WHAT NEEDS TO BE DONE:
Drop every picture, then transcribe the remaining data exactly.

SOURCE DATA:
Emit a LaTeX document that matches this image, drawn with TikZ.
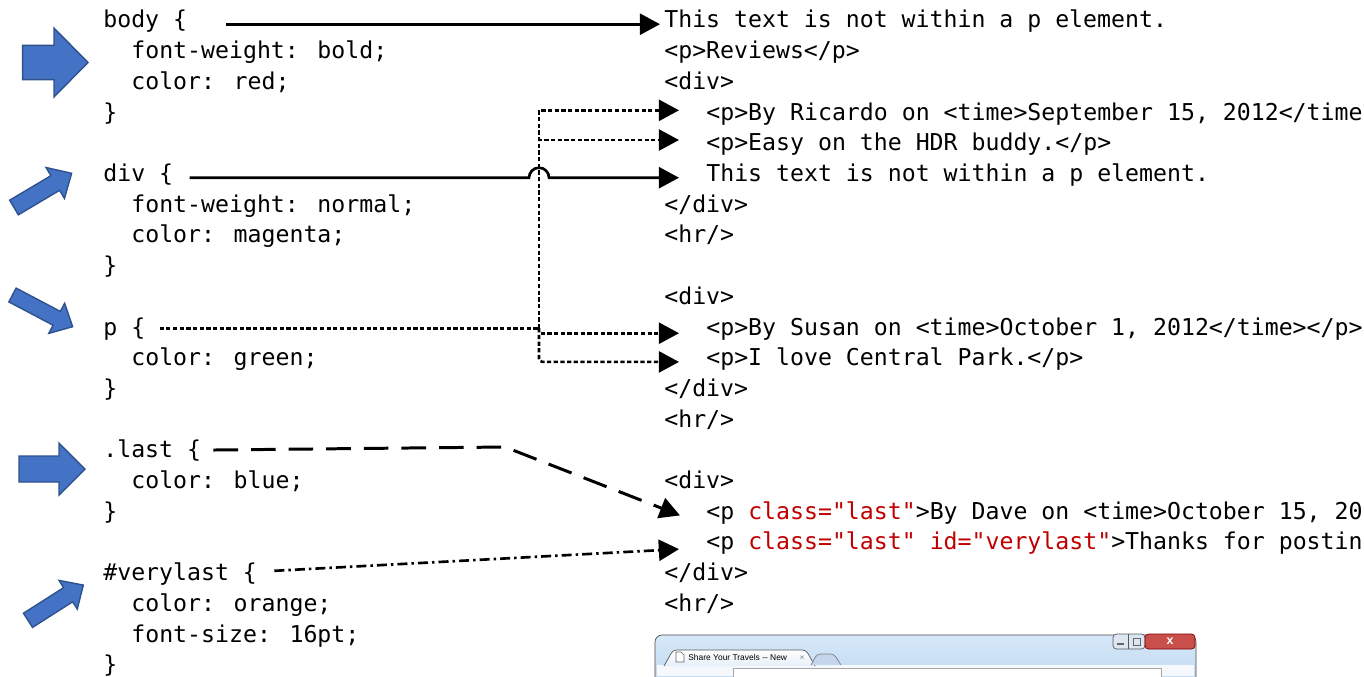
\documentclass[tikz,border=0pt]{standalone}
\usepackage{fontspec}
\usepackage{tikz}
\usepackage{xcolor}
\usetikzlibrary{arrows.meta,calc}
\newfontfamily\codefont{DejaVu Sans Mono}
\newfontfamily\uifont{Liberation Sans}
\definecolor{arrowblue}{HTML}{4472C4}
\definecolor{arrowedge}{HTML}{2F528F}
\definecolor{attrred}{HTML}{C00000}
\definecolor{framehi}{HTML}{D6E8F9}
\definecolor{framelo}{HTML}{B9D3EE}
\definecolor{tabfill}{HTML}{E6EFF9}
\definecolor{newtab}{HTML}{C4D6EB}
\definecolor{btnfill}{HTML}{DCE7F3}
\definecolor{closered}{HTML}{C9504A}
\tikzset{
  >={Triangle[length=11.5pt,width=12pt]},
}
\tikzstyle{code}=[font=\codefont\fontsize{13.2}{16}\selectfont,inner sep=0pt,anchor=base west]
\tikzstyle{tabtext}=[font=\uifont\fontsize{4.8}{5}\selectfont,inner sep=0pt]
\tikzstyle{link}=[line width=1.5pt,->]
\tikzstyle{dotlink}=[link,dash pattern=on 2.4pt off 1.4pt]
\tikzstyle{dashlink}=[link,line width=1.7pt,dash pattern=on 14pt off 7.4pt]
\tikzstyle{dotdashlink}=[link,dash pattern=on 5.7pt off 2.3pt on 1.4pt off 2.3pt]
\tikzstyle{bigarrow}=[fill=arrowblue,draw=arrowedge,line width=0.8pt]
% tail centre, angle, length, half shaft, half head, head length
\newcommand\blockarrow[6]{%
  \draw[bigarrow,shift={#1},rotate=#2] (0,-#4) -- (#3-#6,-#4) -- (#3-#6,-#5)
    -- (#3,0) -- (#3-#6,#5) -- (#3-#6,#4) -- (0,#4) -- cycle;}

\begin{document}
\begin{tikzpicture}[x=0.02cm,y=-0.02cm]
  \clip (0,0) rectangle (1364,676);
  \fill[white] (0,0) rectangle (1364,676);
  % big blue pointers
  \blockarrow{(22.7,62.5)}{0}{65.3}{17.2}{34.5}{34}
  \blockarrow{(14,207.5)}{30.7}{67}{8.5}{18}{19}
  \blockarrow{(12.5,295)}{-27.8}{68}{7.8}{17}{18}
  \blockarrow{(19,469)}{0}{66}{13}{26}{26}
  \blockarrow{(28,620.3)}{32.5}{65.6}{8.4}{17}{18}
  % style sheet
  \node[code] (sbody) at (103,28) {body \{};
  \node[code] (pbody1) at (131,58.7) {font-weight: bold;};
  \node[code] (pbody2) at (131,89.4) {color: red;};
  \node[code] (ebody) at (103,120.1) {\}};
  \node[code] (sdiv) at (103,181.5) {div \{};
  \node[code] (pdiv1) at (131,212.2) {font-weight: normal;};
  \node[code] (pdiv2) at (131,242.9) {color: magenta;};
  \node[code] (ediv) at (103,273.6) {\}};
  \node[code] (sp) at (103,335) {p \{};
  \node[code] (pp1) at (131,365.7) {color: green;};
  \node[code] (ep) at (103,396.4) {\}};
  \node[code] (slast) at (103,457.8) {.last \{};
  \node[code] (plast1) at (131,488.5) {color: blue;};
  \node[code] (elast) at (103,519.2) {\}};
  \node[code] (svery) at (103,580.6) {\#verylast \{};
  \node[code] (pvery1) at (131,611.3) {color: orange;};
  \node[code] (pvery2) at (131,642) {font-size: 16pt;};
  \node[code] (every) at (103,672.7) {\}};
  % markup
  \node[code] (hbodytxt) at (664,28) {This text is not within a p element.};
  \node[code] (hrev) at (664,58.7) {<p>Reviews</p>};
  \node[code] (hdiv1) at (664,89.4) {<div>};
  \node[code] (hric) at (706,120.1) {<p>By Ricardo on <time>September 15, 2012</time};
  \node[code] (heasy) at (706,150.8) {<p>Easy on the HDR buddy.</p>};
  \node[code] (hdivtxt) at (706,181.5) {This text is not within a p element.};
  \node[code] (hdivend1) at (664,212.2) {</div>};
  \node[code] (hhr1) at (664,242.9) {<hr/>};
  \node[code] (hdiv2) at (664,304.3) {<div>};
  \node[code] (hsusan) at (706,335) {<p>By Susan on <time>October 1, 2012</time></p>};
  \node[code] (hlove) at (706,365.7) {<p>I love Central Park.</p>};
  \node[code] (hdivend2) at (664,396.4) {</div>};
  \node[code] (hhr2) at (664,427.1) {<hr/>};
  \node[code] (hdiv3) at (664,488.5) {<div>};
  \node[code] (hdave) at (706,519.2) {<p \textcolor{attrred}{class="last"}>By Dave on <time>October 15, 20};
  \node[code] (hthanks) at (706,549.9) {<p \textcolor{attrred}{class="last" id="verylast"}>Thanks for postin};
  \node[code] (hdivend3) at (664,580.6) {</div>};
  \node[code] (hhr3) at (664,611.3) {<hr/>};
  % rules to elements
  \coordinate (vx) at (539,0);
  \coordinate (bend) at (505,447);
  \draw[link] ($(sbody.mid east)+(39,0)$) -- ($(hbodytxt.mid west)+(-4,0)$);
  \draw[link] ($(sdiv.mid east)+(16,0)$) -- ($(vx |- sdiv.mid)+(-10,0)$)
    arc[start angle=180,end angle=360,radius=10] -- ($(hdivtxt.mid west)+(-27,0)$);
  \coordinate (jn) at ($(vx |- sp.mid)+(0,-3)$);
  \draw[dotlink,-] ($(sp.mid east)+(14,-3)$) -- (jn);
  \draw[dotlink] (jn) |- ($(hric.mid west)+(-27,-6)$);
  \draw[dotlink] (jn) |- ($(heasy.mid west)+(-27,-7)$);
  \draw[dotlink] (jn) |- ($(hsusan.mid west)+(-27,2)$);
  \draw[dotlink,rounded corners=2pt] (jn) |- ($(hlove.mid west)+(-27,0)$);
  \draw[dashlink] ($(slast.mid east)+(12,-4)$) -- (bend) -- ($(hdave.mid west)+(-26,0)$);
  \draw[dotdashlink] ($(svery.mid east)+(17,-6)$) -- ($(hthanks.mid west)+(-27,3)$);
  % browser window at the bottom
  \draw[gray!60!black,top color=framehi,bottom color=framelo,rounded corners=4pt] (655,635) rectangle (1196,700);
  \fill[white!60!tabfill] (657,665) rectangle (1194,676);
  \draw[gray!70,fill=white] (733,668) rectangle (1161,690);
  \draw[gray!70!black,top color=white,bottom color=tabfill,rounded corners=2pt] (664,666) -- (673,650) -- (806,650) -- (815,666);
  \draw[gray,fill=newtab,rounded corners=2pt] (811,665) -- (817,654) -- (834,654) -- (841,665);
  \draw[gray!80!black,line width=0.4pt,fill=white] (676,662) -- (676,652) -- (681,652) -- (684,655) -- (684,662) -- cycle;
  \node[tabtext,anchor=west] (tabtitle) at (688,657.5) {Share Your Travels -{}- New};
  \node[tabtext,text=gray] (tabclose) at (802,658) {×};
  \draw[gray!70!black,fill=btnfill,rounded corners=2pt] (1113,634) rectangle (1145,649);
  \draw[gray!70!black] (1128.5,634) -- (1128.5,649);
  \draw[gray!80!black,line width=0.8pt] (1117,644) -- (1124,644);
  \draw[gray!80!black,line width=0.5pt] (1133,638) rectangle (1140,645);
  \draw[red!50!black,fill=closered,rounded corners=2pt] (1145,634) rectangle (1195,649);
  \node[font=\uifont\bfseries\fontsize{7}{7}\selectfont,text=white,inner sep=0pt] (closex) at (1170,641.5) {x};
\end{tikzpicture}
\end{document}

CORRECT ANSWER:
Emit a LaTeX document that matches this image, drawn with TikZ.
\documentclass[tikz,border=0pt]{standalone}
\usepackage{fontspec}
\usepackage{tikz}
\usepackage{xcolor}
\usetikzlibrary{arrows.meta,calc}
\newfontfamily\codefont{DejaVu Sans Mono}
\newfontfamily\uifont{Liberation Sans}
\definecolor{arrowblue}{HTML}{4472C4}
\definecolor{arrowedge}{HTML}{2F528F}
\definecolor{attrred}{HTML}{C00000}
\definecolor{framehi}{HTML}{D6E8F9}
\definecolor{framelo}{HTML}{B9D3EE}
\definecolor{tabfill}{HTML}{E6EFF9}
\definecolor{newtab}{HTML}{C4D6EB}
\definecolor{btnfill}{HTML}{DCE7F3}
\definecolor{closered}{HTML}{C9504A}
\tikzset{
  >={Triangle[length=11.5pt,width=12pt]},
}
\tikzstyle{code}=[font=\codefont\fontsize{13.2}{16}\selectfont,inner sep=0pt,anchor=base west]
\tikzstyle{tabtext}=[font=\uifont\fontsize{4.8}{5}\selectfont,inner sep=0pt]
\tikzstyle{link}=[line width=1.5pt,->]
\tikzstyle{dotlink}=[link,dash pattern=on 2.4pt off 1.4pt]
\tikzstyle{dashlink}=[link,line width=1.7pt,dash pattern=on 14pt off 7.4pt]
\tikzstyle{dotdashlink}=[link,dash pattern=on 5.7pt off 2.3pt on 1.4pt off 2.3pt]
\tikzstyle{bigarrow}=[fill=arrowblue,draw=arrowedge,line width=0.8pt]
% tail centre, angle, length, half shaft, half head, head length
\newcommand\blockarrow[6]{%
  \draw[bigarrow,shift={#1},rotate=#2] (0,-#4) -- (#3-#6,-#4) -- (#3-#6,-#5)
    -- (#3,0) -- (#3-#6,#5) -- (#3-#6,#4) -- (0,#4) -- cycle;}

\begin{document}
\begin{tikzpicture}[x=0.02cm,y=-0.02cm]
  \clip (0,0) rectangle (1364,676);
  \fill[white] (0,0) rectangle (1364,676);
  % big blue pointers
  \blockarrow{(22.7,62.5)}{0}{65.3}{17.2}{34.5}{34}
  \blockarrow{(14,207.5)}{30.7}{67}{8.5}{18}{19}
  \blockarrow{(12.5,295)}{-27.8}{68}{7.8}{17}{18}
  \blockarrow{(19,469)}{0}{66}{13}{26}{26}
  \blockarrow{(28,620.3)}{32.5}{65.6}{8.4}{17}{18}
  % style sheet
  \node[code] (sbody) at (103,28) {body \{};
  \node[code] (pbody1) at (131,58.7) {font-weight: bold;};
  \node[code] (pbody2) at (131,89.4) {color: red;};
  \node[code] (ebody) at (103,120.1) {\}};
  \node[code] (sdiv) at (103,181.5) {div \{};
  \node[code] (pdiv1) at (131,212.2) {font-weight: normal;};
  \node[code] (pdiv2) at (131,242.9) {color: magenta;};
  \node[code] (ediv) at (103,273.6) {\}};
  \node[code] (sp) at (103,335) {p \{};
  \node[code] (pp1) at (131,365.7) {color: green;};
  \node[code] (ep) at (103,396.4) {\}};
  \node[code] (slast) at (103,457.8) {.last \{};
  \node[code] (plast1) at (131,488.5) {color: blue;};
  \node[code] (elast) at (103,519.2) {\}};
  \node[code] (svery) at (103,580.6) {\#verylast \{};
  \node[code] (pvery1) at (131,611.3) {color: orange;};
  \node[code] (pvery2) at (131,642) {font-size: 16pt;};
  \node[code] (every) at (103,672.7) {\}};
  % markup
  \node[code] (hbodytxt) at (664,28) {This text is not within a p element.};
  \node[code] (hrev) at (664,58.7) {<p>Reviews</p>};
  \node[code] (hdiv1) at (664,89.4) {<div>};
  \node[code] (hric) at (706,120.1) {<p>By Ricardo on <time>September 15, 2012</time};
  \node[code] (heasy) at (706,150.8) {<p>Easy on the HDR buddy.</p>};
  \node[code] (hdivtxt) at (706,181.5) {This text is not within a p element.};
  \node[code] (hdivend1) at (664,212.2) {</div>};
  \node[code] (hhr1) at (664,242.9) {<hr/>};
  \node[code] (hdiv2) at (664,304.3) {<div>};
  \node[code] (hsusan) at (706,335) {<p>By Susan on <time>October 1, 2012</time></p>};
  \node[code] (hlove) at (706,365.7) {<p>I love Central Park.</p>};
  \node[code] (hdivend2) at (664,396.4) {</div>};
  \node[code] (hhr2) at (664,427.1) {<hr/>};
  \node[code] (hdiv3) at (664,488.5) {<div>};
  \node[code] (hdave) at (706,519.2) {<p \textcolor{attrred}{class="last"}>By Dave on <time>October 15, 20};
  \node[code] (hthanks) at (706,549.9) {<p \textcolor{attrred}{class="last" id="verylast"}>Thanks for postin};
  \node[code] (hdivend3) at (664,580.6) {</div>};
  \node[code] (hhr3) at (664,611.3) {<hr/>};
  % rules to elements
  \coordinate (vx) at (539,0);
  \coordinate (bend) at (505,447);
  \draw[link] ($(sbody.mid east)+(39,0)$) -- ($(hbodytxt.mid west)+(-4,0)$);
  \draw[link] ($(sdiv.mid east)+(16,0)$) -- ($(vx |- sdiv.mid)+(-10,0)$)
    arc[start angle=180,end angle=360,radius=10] -- ($(hdivtxt.mid west)+(-27,0)$);
  \coordinate (jn) at ($(vx |- sp.mid)+(0,-3)$);
  \draw[dotlink,-] ($(sp.mid east)+(14,-3)$) -- (jn);
  \draw[dotlink] (jn) |- ($(hric.mid west)+(-27,-6)$);
  \draw[dotlink] (jn) |- ($(heasy.mid west)+(-27,-7)$);
  \draw[dotlink] (jn) |- ($(hsusan.mid west)+(-27,2)$);
  \draw[dotlink,rounded corners=2pt] (jn) |- ($(hlove.mid west)+(-27,0)$);
  \draw[dashlink] ($(slast.mid east)+(12,-4)$) -- (bend) -- ($(hdave.mid west)+(-26,0)$);
  \draw[dotdashlink] ($(svery.mid east)+(17,-6)$) -- ($(hthanks.mid west)+(-27,3)$);
  % browser window at the bottom
  \draw[gray!60!black,top color=framehi,bottom color=framelo,rounded corners=4pt] (655,635) rectangle (1196,700);
  \fill[white!60!tabfill] (657,665) rectangle (1194,676);
  \draw[gray!70,fill=white] (733,668) rectangle (1161,690);
  \draw[gray!70!black,top color=white,bottom color=tabfill,rounded corners=2pt] (664,666) -- (673,650) -- (806,650) -- (815,666);
  \draw[gray,fill=newtab,rounded corners=2pt] (811,665) -- (817,654) -- (834,654) -- (841,665);
  \draw[gray!80!black,line width=0.4pt,fill=white] (676,662) -- (676,652) -- (681,652) -- (684,655) -- (684,662) -- cycle;
  \node[tabtext,anchor=west] (tabtitle) at (688,657.5) {Share Your Travels -{}- New};
  \node[tabtext,text=gray] (tabclose) at (802,658) {×};
  \draw[gray!70!black,fill=btnfill,rounded corners=2pt] (1113,634) rectangle (1145,649);
  \draw[gray!70!black] (1128.5,634) -- (1128.5,649);
  \draw[gray!80!black,line width=0.8pt] (1117,644) -- (1124,644);
  \draw[gray!80!black,line width=0.5pt] (1133,638) rectangle (1140,645);
  \draw[red!50!black,fill=closered,rounded corners=2pt] (1145,634) rectangle (1195,649);
  \node[font=\uifont\bfseries\fontsize{7}{7}\selectfont,text=white,inner sep=0pt] (closex) at (1170,641.5) {x};
\end{tikzpicture}
\end{document}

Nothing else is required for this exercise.